Ester Vee with her husband Veljo Vee and son Mati Vee

Ester Vee with her husband Veljo Vee and son Mati Vee

This is me holding our older son Mati Vee and my husband Veljo Vee. This photo was taken in Tallinn in 1960.

In 1954 I graduated from the Leningrad Teachers' Training College with honors. Since I came from another Republic, I went back to work in my country. Other graduates had work assignments to work in various locations of the Soviet Union. Many went to Siberia or to the north of the Soviet Union. I returned to Tallinn.

I went to work as a lecturer at the Department for Pre-school Education of the Tallinn Teachers’ Training School where I met my future husband, Veljo Vee. Our school also housed a vocational school where Veljo was a student. Later my husband told me that he often saw me in the lobby of our school and thought that I was a student of the Teachers’ Training School. Had he known I was a lecturer, he wouldn’t have dared to talk to me.
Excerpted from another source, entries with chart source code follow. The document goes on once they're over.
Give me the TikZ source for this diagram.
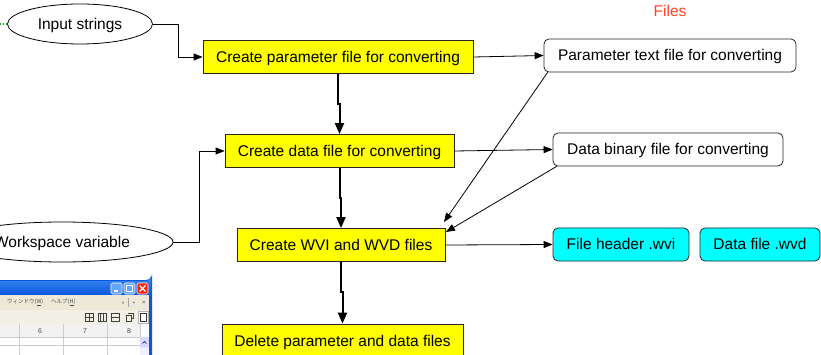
\documentclass[tikz,border=0pt]{standalone}
\usepackage{fontspec}
\setmainfont{Liberation Sans}
\newfontfamily\jpfont{Noto Sans CJK JP}
\usetikzlibrary{shapes.geometric,arrows.meta}
\definecolor{filesred}{HTML}{FF4422}
\definecolor{boxcyan}{HTML}{00FFFF}
\definecolor{boxyellow}{HTML}{FFFF00}
\definecolor{xpgrey}{HTML}{ECE9D8}
\definecolor{xpblueA}{HTML}{3D8EF5}
\definecolor{xpblueB}{HTML}{0A56DC}
\begin{document}
\begin{tikzpicture}[x=1pt,y=-1pt,
  font=\fontsize{15.5}{18}\selectfont,
  ctext/.style={text height=11pt, text depth=0pt},
  proc/.style={ctext, draw=black!85, fill=boxyellow, minimum height=33, inner sep=0pt, line width=0.8},
  fileb/.style={ctext, draw=black!85, rounded corners=5, fill=white, minimum height=33, inner sep=0pt, line width=0.8},
  cyanb/.style={fileb, fill=boxcyan},
  term/.style={ctext, ellipse, draw, minimum height=40, inner sep=0pt, line width=0.8},
  arr/.style={-{Triangle[length=9,width=7]}, line width=0.8},
  thickarr/.style={-{Triangle[length=11,width=9]}, line width=2},
  tiny8/.style={font=\fontsize{7}{8}\selectfont, text=black!70, inner sep=0pt},
  jpmenu/.style={font=\jpfont\fontsize{5.5}{6}\selectfont, text=black!70, inner sep=0pt}
]
\useasboundingbox (0,0) rectangle (821,355);
\clip (0,0) rectangle (821,355);

% nodes
\node[term, minimum width=145] (in) at (80,24) {Input strings};
\node[term, minimum width=222] (ws) at (62,242) {Workspace variable};
\node[proc, minimum width=270] (b1) at (338,57) {Create parameter file for converting};
\node[proc, minimum width=229] (b2) at (339.5,151) {Create data file for converting};
\node[proc, minimum width=208] (b3) at (341,245) {Create WVI and WVD files};
\node[proc, minimum width=241] (b4) at (342.5,340.5) {Delete parameter and data files};
\node[fileb, minimum width=252] (pt) at (670,55.5) {Parameter text file for converting};
\node[fileb, minimum width=230] (db) at (668,149.5) {Data binary file for converting};
\node[cyanb, minimum width=136] (fh) at (621,244.5) {File header .wvi};
\node[cyanb, minimum width=120] (df) at (760,244.5) {Data file .wvd};
\node[ctext, text=filesred, inner sep=0pt] (files) at (670,11) {Files};

\coordinate (t1) at (444,222);
\coordinate (t2) at (446,232);
\coordinate (g0) at (0,24);

% connectors
\draw[green!75!black, dotted, line width=1.2] (g0) -- (in.west);
\draw[arr] (in.east) -- ++(25,0) |- (b1.west);
\draw[arr] (ws.east) -- ++(26,0) |- (b2.west);
\draw[arr] (b1.east) -- (pt.west);
\draw[arr] (b2.east) -- (db.west);
\draw[arr] (b3.east) -- (fh.west);
\draw[thickarr] (b1.south) -- ++(0,30) -| (b2.north);
\draw[thickarr] (b2.south) -- ++(0,30) -| (b3.north);
\draw[thickarr] (b3.south) -- ++(0,30) -| (b4.north);
\draw[arr] ([xshift=4]pt.south west) -- (t1);
\draw[arr] ([xshift=4]db.south west) -- (t2);

% screenshot of application window (bottom left)
\fill[xpblueB] (0,280) -- (146,280) arc[start angle=90,end angle=0,radius=6] -- (152,355) -- (0,355) -- cycle;
\shade[top color=xpblueA, bottom color=xpblueB] (0,281) -- (146,281) arc[start angle=90,end angle=0,radius=5] -- (151,295) -- (0,295) -- cycle;
\fill[xpgrey] (0,295) rectangle (149,310);
\fill[xpgrey!70!white] (0,310) rectangle (149,324);
\fill[white] (0,324) rectangle (149,355);
% title buttons
\filldraw[fill=xpblueA!80!white, draw=white, line width=0.6, rounded corners=1.5] (111,283) rectangle (122,294);
\draw[white, line width=1.2] (114,291) -- (118,291);
\filldraw[fill=xpblueA!80!white, draw=white, line width=0.6, rounded corners=1.5] (124,283) rectangle (135,294);
\draw[white, line width=0.8] (126.5,285.5) rectangle (132.5,291.5);
\filldraw[fill=red!75!orange, draw=white, line width=0.6, rounded corners=1.5] (137,283) rectangle (148,294);
\draw[white, line width=1.2] (139.5,285.5) -- (145.5,291.5) (145.5,285.5) -- (139.5,291.5);
% menu
\node[jpmenu, anchor=west] (m1) at (7,302.5) {ウィンドウ(\underline{W})};
\node[jpmenu, anchor=west] (m2) at (51,302.5) {ヘルプ(\underline{H})};
\node[tiny8] (m3) at (123,303) {\fontsize{5}{6}\selectfont »};
\draw[black!35] (128,298) -- (128,307);
\node[tiny8] (m4) at (134,303) {\fontsize{5}{6}\selectfont ▪};
\node[tiny8] (m5) at (144,303) {\fontsize{6}{6}\selectfont ×};
% toolbar icons
\draw[black!75, line width=0.6] (85,313) rectangle (93,321) (89,313) -- (89,321) (85,317) -- (93,317);
\draw[black!75, line width=0.6] (98,313) rectangle (106,321) (100.7,313) -- (100.7,321) (103.3,313) -- (103.3,321);
\draw[black!75, line width=0.6] (111,313) rectangle (119,321) (111,317) -- (119,317);
\draw[black!75, line width=0.6] (126,315.5) rectangle (131.5,321) (128,313) -- (133.5,313) -- (133.5,318.5) -- (131.5,318.5);
\filldraw[fill=white, draw=black!30, line width=0.5] (138,311) rectangle (148,323);
\draw[black!80, line width=0.7] (140,313) rectangle (146,321);
% column header
\fill[black!5] (0,324) rectangle (140,337);
\draw[black!20, line width=0.5] (0,337) -- (140,337) (0,345) -- (140,345);
\foreach \cx in {19,63,107,140} {\draw[black!20, line width=0.5] (\cx,324) -- (\cx,355);}
\node[tiny8] (c6) at (40,331) {6};
\node[tiny8] (c7) at (85,331) {7};
\node[tiny8] (c8) at (129,331) {8};
% scrollbar
\fill[blue!6] (140,337) rectangle (149,355);
\filldraw[fill=blue!15, draw=blue!25, line width=0.4, rounded corners=1] (140.5,337.5) rectangle (148.5,347);
\draw[blue!50!black, line width=0.6] (142.5,343.5) -- (144.5,341.5) -- (146.5,343.5);
\end{tikzpicture}
\end{document}
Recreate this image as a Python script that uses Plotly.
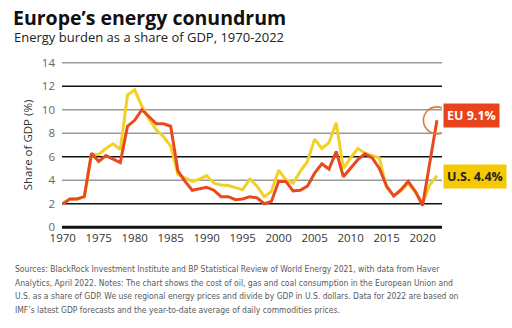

It was fortunate that he believed me to be a student and approached me. For me, it was love at first sight: it was either to be him, or no one else. We met in May 1956, and in late 1957 we got married.

After finishing the 8th grade at school, Veljo entered a vocational school in Tallinn. When a student, he was drafted into the army, and after the service he continued his studies. Veljo finished the school with honors, and afterwards he went to work as a metalworker at the Ilmarin mechanical plant. At that time, we were married already. At first we lived with my parents, and in the 1960s Veljo received an apartment at the plant.

Our first son, Andreas, died at birth. The position of the fetus was wrong, and the delivery was hard. He didn’t survive. In 1959 our son Mati was born, and in 1961 Vallo came into the world. I desperately wanted a daughter, and we decided to take the risk. In 1966 our third son, Tarmo, was born.

My husband was a metal worker. He worked and studied in an evening school. Later he went to work at an excavator plant. Veljo finished an excellence school to have the highest level of mastership in his trade. He was an advanced worker and made a few improvement proposals. His portrait was on the Board of Honor in Tallinn, and newspapers wrote about him.